Monday, February 21, 2011
All my Pekin breeding stock comes from Grimaud Freres, a French poultry breeding company. I have many customers that grow Pekin ducklings year round - some purchase ducklings weekly, others every other week, and others monthly. To supply these ducklings, I import Pekin breeding stock twice year.
Two sets of eggs are brought in for these Pekin breeders: the male line and female line eggs. Of course males and females hatch from both sets of eggs. But it is the females from the female line and males from the male line that are kept for my breeders. The remaining birds, called off-sex, are sold as commercial ducklings (to be grown for meat).
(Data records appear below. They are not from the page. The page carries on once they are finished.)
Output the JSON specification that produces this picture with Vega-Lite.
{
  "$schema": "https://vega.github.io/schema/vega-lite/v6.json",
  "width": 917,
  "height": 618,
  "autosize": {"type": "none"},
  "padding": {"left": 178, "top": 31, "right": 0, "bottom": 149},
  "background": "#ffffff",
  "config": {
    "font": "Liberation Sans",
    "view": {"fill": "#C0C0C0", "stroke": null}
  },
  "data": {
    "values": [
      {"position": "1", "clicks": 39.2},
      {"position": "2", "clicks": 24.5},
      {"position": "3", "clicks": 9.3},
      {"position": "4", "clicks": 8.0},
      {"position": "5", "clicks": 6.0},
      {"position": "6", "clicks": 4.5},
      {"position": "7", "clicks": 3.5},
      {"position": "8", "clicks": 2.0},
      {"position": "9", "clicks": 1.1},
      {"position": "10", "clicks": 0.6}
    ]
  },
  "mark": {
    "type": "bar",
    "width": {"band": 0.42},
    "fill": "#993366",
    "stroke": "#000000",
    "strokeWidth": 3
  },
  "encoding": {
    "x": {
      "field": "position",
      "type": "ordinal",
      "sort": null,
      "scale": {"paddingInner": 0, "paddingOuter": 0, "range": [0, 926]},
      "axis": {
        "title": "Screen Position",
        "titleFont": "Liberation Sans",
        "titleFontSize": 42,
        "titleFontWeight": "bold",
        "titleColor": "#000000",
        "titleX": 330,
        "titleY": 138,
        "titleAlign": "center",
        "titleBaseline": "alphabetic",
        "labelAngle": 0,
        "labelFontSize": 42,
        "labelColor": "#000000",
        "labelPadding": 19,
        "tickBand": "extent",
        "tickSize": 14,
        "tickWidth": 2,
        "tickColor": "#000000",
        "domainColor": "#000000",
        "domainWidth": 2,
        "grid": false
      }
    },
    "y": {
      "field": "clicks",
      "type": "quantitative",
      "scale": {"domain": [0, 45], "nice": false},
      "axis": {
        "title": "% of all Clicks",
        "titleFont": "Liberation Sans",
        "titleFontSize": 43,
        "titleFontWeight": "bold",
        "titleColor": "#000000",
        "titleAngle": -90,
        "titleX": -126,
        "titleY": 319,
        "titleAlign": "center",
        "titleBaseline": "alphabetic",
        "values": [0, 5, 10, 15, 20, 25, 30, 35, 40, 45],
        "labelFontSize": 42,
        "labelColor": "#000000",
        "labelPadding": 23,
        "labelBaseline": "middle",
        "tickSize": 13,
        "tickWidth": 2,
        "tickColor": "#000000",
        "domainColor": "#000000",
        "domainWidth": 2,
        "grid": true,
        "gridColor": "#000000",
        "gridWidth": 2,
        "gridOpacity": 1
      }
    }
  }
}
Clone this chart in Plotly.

With this type of breeding program, the selection emphasis on the female line is for excellent egg production and high fertility. The male line is bred for larger size, fast growth, and excellent feed conversion. When you cross a male from the male line with a female from the female line, you produce a large number of ducklings that grow quickly with good feed conversion. My Grimaud Hybrid is called the Star 53 by Grimaud Freres.
I was visited recently by Laurent Bomard, Grimaud's Western Hemisphere representative
(on the left in the picture).

Laurent explained that Grimaud's genetic program is now putting a much stronger emphasis on feed conversion. Feed conversion is expressed as a ratio: the pounds of feed it takes to produce one pound of duck. A feed conversion of 2.00 (or 2.00:1) means it takes two pounds of feed to produce one pound of live duck – a seven pound duck would have eaten 14 pounds of feed. Of course the desire is to reduce this number. With increasing feed costs, the feed efficiency of commercially grown poultry is critical.
Muscovy ducks and individual feeding stations behind them.

Grimaud has developed equipment to measure the feed conversion of each individual duck in a flock. With this information, they can select the better converting ducks for breeding stock. Each duck has a chip implanted in its neck (much the same as is done with horses and dogs for identification purposes). Each feeder can only be used by one duck at a time. When the duck reaches for feed, the scale automatically weighs the feed. When the duck leaves, the scale again weighs the feed and records the difference as feed eaten by that particular duck. The advantage of this system is each duck does not need to be penned separately to record the feed consumption – they can be grown in a flock.
The back side of the feed hoppers. Notice the Muscovy on the other side of the short wall.

For large operations, feed conversion is critical. Assume you grow 10,000 ducks a week, their feed conversion is 2.4:1, you process them at 7 pounds live weight and feed costs you an average of $340 a ton. With this scenario, you will use 4368 tons of feed, costing $1,485,120 in a year. Now let us assume you grow our Grimaud Hybrid ducks and achieve a feed conversion to 2.3:1. With everything else constant, you have just saved 182 tons, or $61,880 dollars a year. Even if you are only growing 100 ducks a week, you will save $618 a year.

Grimaud started with Muscovy ducks and became the world's leader in Muscovy breeding (France consumes much more Muscovy than Pekin duck meat). They then turned to Pekins, rabbits, pigeons, geese and guineas. Our French Toulouse geese are of Grimaud breeding as are our Pearl Guineas.

The other major, international breeder of Pekin ducks is Cherry Valley of England. Both companies sell breeding stock internationally. I visited Cherry Valley in 2008 when I was in Europe visiting hatcheries and researching which new incubators to get for our hatchery. Both companies are excellent Pekin breeder companies.

Is anyone doing any selection on their ducks or geese for characterisitics other than size or appearance?